While developers are easier to reach thanks to Twitter, some Japanese game creators from the 80s and 90s have left the video game industry entirely. Tracking those developers down to talk about their work can be a challenge. Enter Professor Hiroshi Ishikawa, creator of Kagirinaki Tatakai which was published by Enix for the Sharp X1. Ishikawa stopped making games and is now a researcher, but John Szczepaniak tracked him down.
"In the 1980s Enix held competitions to publish home-made computer games. A teenage Hiroshi Ishikawa submitted one and his game was published, with his name and photo on the back of the box. The game in question, Kagirinaki Tatakai, was discovered when various gamers tried to find the true origins of Bangai-O. They were going through all the Sharp X1 games and looking for candidates. The real inspiration was Hover Attack, but I played Kagirinaki Takakai and really enjoyed it," Szczepaniak recounted.
"After noticing Ishikawa’s name on another game (Brain Breaker), I wondered who he was. He was always credited as H. Ishikawa. So I asked on a forum how the Kanji of his first name was pronounced. Once I had this, I discovered there were a lot of people with the name Hiroshi Ishikawa in Japan. I managed to narrow it down by cross-referencing the 20-year-old photo on the game box, with recent photos online. Eventually I found a Professor Hiroshi Ishikawa at a University, along with a faculty photo. The rest went from there and I got a great interview."
Szczepaniak will write a book about "The Untold History of Japanese Game Developers" and is raising funds for the project through Kickstarter. His plan is to interview Solomon’s Key creator Michitaka Tsuruta, Aziz Hinoshita who translated a number of Square Enix games, Catrap creator Yutaka Isokawa, Little King’s Story creator Yoshiro Kimura, and many others.
"In another instance, which has yet to yield results, I tried to contact the original designer on the first Castlevania game, for Famicom. The team was never credited, but a friend from Konami gave me a list as best he could remember. I then trawled online until I found a patent registration by said developer, while employed at Konami, with a home address. The address is nearly 30 years old, but I still sent five letters to it. Since the area code wasn’t listed, I looked up all the area codes for that particular area in that city – there were five different listings attributed to it. So I hedged my bets and sent five identical letters, the only difference being a postal code for one of five areas in the city. I haven’t heard back. Maybe he moved years ago," said Szczepaniak.

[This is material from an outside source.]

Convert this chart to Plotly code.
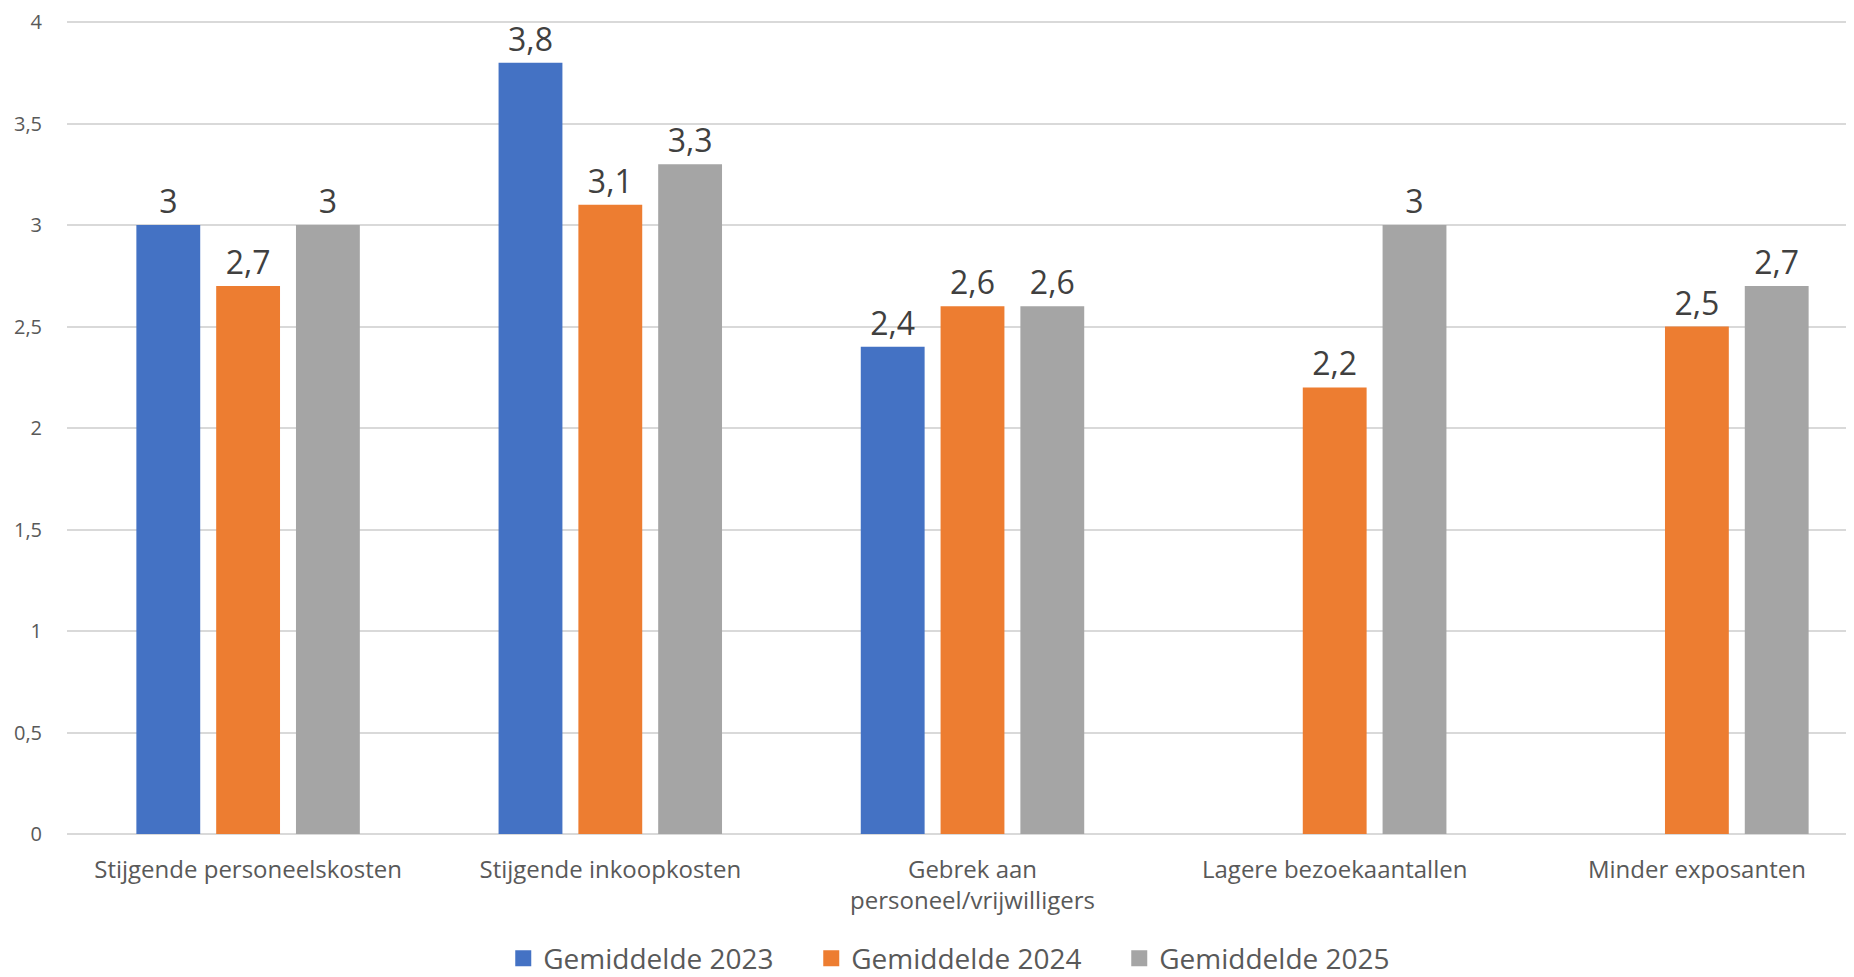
import plotly.graph_objects as go

categories = ["Stijgende personeelskosten", "Stijgende inkoopkosten",
              "Gebrek aan<br>personeel/vrijwilligers", "Lagere bezoekaantallen",
              "Minder exposanten"]
series_names = ["Gemiddelde 2023", "Gemiddelde 2024", "Gemiddelde 2025"]
values_2023 = [3.0, 3.8, 2.4, None, None]
values_2024 = [2.7, 3.1, 2.6, 2.2, 2.5]
values_2025 = [3.0, 3.3, 2.6, 3.0, 2.7]
colors = ["#4472C4", "#ED7D31", "#A5A5A5"]
y_ticks = [0, 0.5, 1, 1.5, 2, 2.5, 3, 3.5, 4]

FONT = "Open Sans"
fig = go.Figure()
for name, vals, col in zip(series_names, [values_2023, values_2024, values_2025], colors):
    fig.add_trace(go.Bar(
        x=categories, y=vals, name=name, marker=dict(color=col, line=dict(width=0)),
        texttemplate="%{y}", textposition="outside", cliponaxis=False,
        textfont=dict(family=FONT, size=32, color="#404040"), showlegend=False,
    ))
# legend entries with larger square swatches
for name, col in zip(series_names, colors):
    fig.add_trace(go.Scatter(
        x=[None], y=[None], mode="markers", name=name,
        marker=dict(symbol="square", size=18, color=col),
    ))

fig.update_layout(
    width=1870, height=969,
    margin=dict(l=58.5, r=0, t=5, b=143),
    paper_bgcolor="white", plot_bgcolor="white",
    separators=",.",
    barmode="group", bargap=0.339, bargroupgap=0.2,
    font=dict(family=FONT, color="#595959"),
    showlegend=True,
    legend=dict(orientation="h", x=0.496, xanchor="center", yref="container", y=0.019,
                yanchor="middle", font=dict(family=FONT, size=28, color="#595959"),
                entrywidth=263, traceorder="normal", itemwidth=30),
    xaxis=dict(showgrid=False, ticks="outside", ticklen=14, tickcolor="rgba(0,0,0,0)",
               tickfont=dict(family=FONT, size=24, color="#595959"), showline=False),
    yaxis=dict(range=[0, 4.03], tickvals=y_ticks, showgrid=True, gridcolor="#D9D9D9",
               gridwidth=1.5, zeroline=True, zerolinecolor="#D9D9D9", zerolinewidth=1.5,
               ticklabelstandoff=24, ticklabeloverflow="allow",
               tickfont=dict(family=FONT, size=20, color="#595959"), showline=False),
)
fig.write_html("out.html")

"In truth, most of my recent contacts didn’t require so much work. I spoke with Japanese developers I already knew, and many of them put me in touch with others. Additionally, I have a friend with a large collection of Japanese magazines from the early 1980s. I asked him for recommendations on people to search for, from the old days. He gave me a few names, and luckily several had personal websites," Szczepaniak continued. "I’d say the most important tool for tracking down developers is contacts. Even if they’ve moved into a different field, unrelated to games, chances are they’re still friends with old colleagues. Some developers though, such as Masaya Hashimoto of Quintet, seem to have disappeared entirely, without trace. In a case like this I will try to contact former colleagues, and see if someone knows someone else who can put me in touch. There’s some definite detective work involved."
A printed copy of the book will cost £25 and a digital copy only available through Kickstarter will be £12.